その際、まずはハローワークの「生涯現役支援窓口」を訪れてみてはどうでしょう。「生涯現役支援窓口」とは、高齢者に特化した再就職を支援するサービスを行っている窓口です。
今回は、富山労働局職業安定部職業安定課の山下課長補佐に、高齢者の方が「事務職に就きたい」場合、どうしたらその可能性が高くなるかについてお伺いしました。
高齢者が「事務職」で働くにはどうしたらいい?
――高齢者の方で、長年の経験と知識を活かすために事務職に就きたいという方は多いように思います。しかし、実際は介護補助、店舗スタッフ、清掃スタッフなどの作業的な仕事が多いようにも思いますが「事務職」で働くことはできますか?山下課長補佐:事務職には、一般事務、営業事務、経理事務、医療事務、総務事務など種類はたくさんあります。高齢者の方で、長年の経験と知識を活かすために事務職に就きたいという人は、現役時代の経験や強みを整理して「推しポイント」を見つけておくとよいでしょう。高齢者の方は短時間勤務になりますが、時間内で効率よく仕事ができるとなれば、企業にとっても魅力的に映るでしょう。
ーーもし具体例があれば教えてください。
たとえば、経理経験が長く知見がある方であれば、会計士との折衝、役所対応、銀行交渉などのポジションでの採用が考えられるケースはあるでしょう。
ーーやはり、事務職に就くには、何かしらのエキスパートでなくてはダメなのでしょうか。
山下課長補佐:そうですね。確かに「経理事務」という枠そのものは、それなりの経験がものを言うかもしれません。しかし、それ以外の「補助的な事務作業」「座り仕事」などを場合によっては作り出すことができる場合があります。
たとえば、ハローワークには、さまざまなニーズに合わせて、正社員、パートなどの雇用形態の求人が集まります。求人でなかなか決まらないものに対しては、企業側の求人を受け付ける「求人部門」と求職者に就職先を紹介する「職業相談部門」がそれぞれの要望をすり合わせマッチングにつなげるよう工夫しています。
その際に、フルタイムの求人の作業を細分化して「事務補助」「座り仕事」として作業を抜き取り、高齢の求職者の望む仕事を作ることができます。タイミングがあったり、パソコンスキルが必要であったりするので、必ずご紹介できるとは言い切れません。しかし、職業相談の際に、要望をしっかり伝えていただくことで、ハローワーク側で企業に働きかけることが可能になります。
――求職者が「事務職に就きたい」という要望を伝えることから始まるのですね。それ以外に心得的なものはありますか?

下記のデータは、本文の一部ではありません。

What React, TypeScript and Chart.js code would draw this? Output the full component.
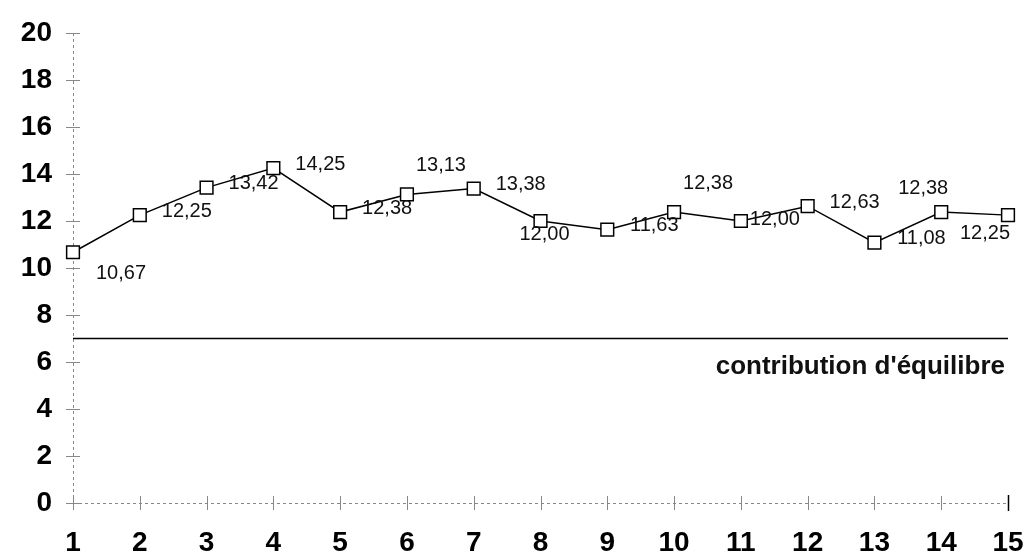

山下課長補佐:事務職希望の方に限ったことではないのですが、高齢の方々は「自分は何もない、大したことしてこなかった……」などと仰いますが、相当のご経験を積んでいらっしゃいます。自信を持って、次の3つのことに取り組んでほしいと思います。
●自己分析と強みの把握
自分の経験やスキル、強みを再確認しましょう。特にこれまでのキャリアで培った専門知識やリーダーシップスキルは大きな強みになります。また、自分が働きたい時間や条件についても明確にしておきましょう。
●高齢者向けの就業支援プログラムを活用
各地域や自治体には高齢者向けの再就職支援プログラムがあります。これらのプログラムでは、再就職に向けたスキルアップ講座や職業紹介サービスを提供しています。必要に応じてハローワークの担当者からご提案がありますが、その際は積極的に活用しましょう。
●年齢に対するポジティブな姿勢
「年だから、何もしてきていない」というのではなく、自分の年齢に対してポジティブな姿勢を持ちましょう。たとえば、経験豊富であること、柔軟な対応力があること、安定した労働力であることなどを認識するとよいですよ。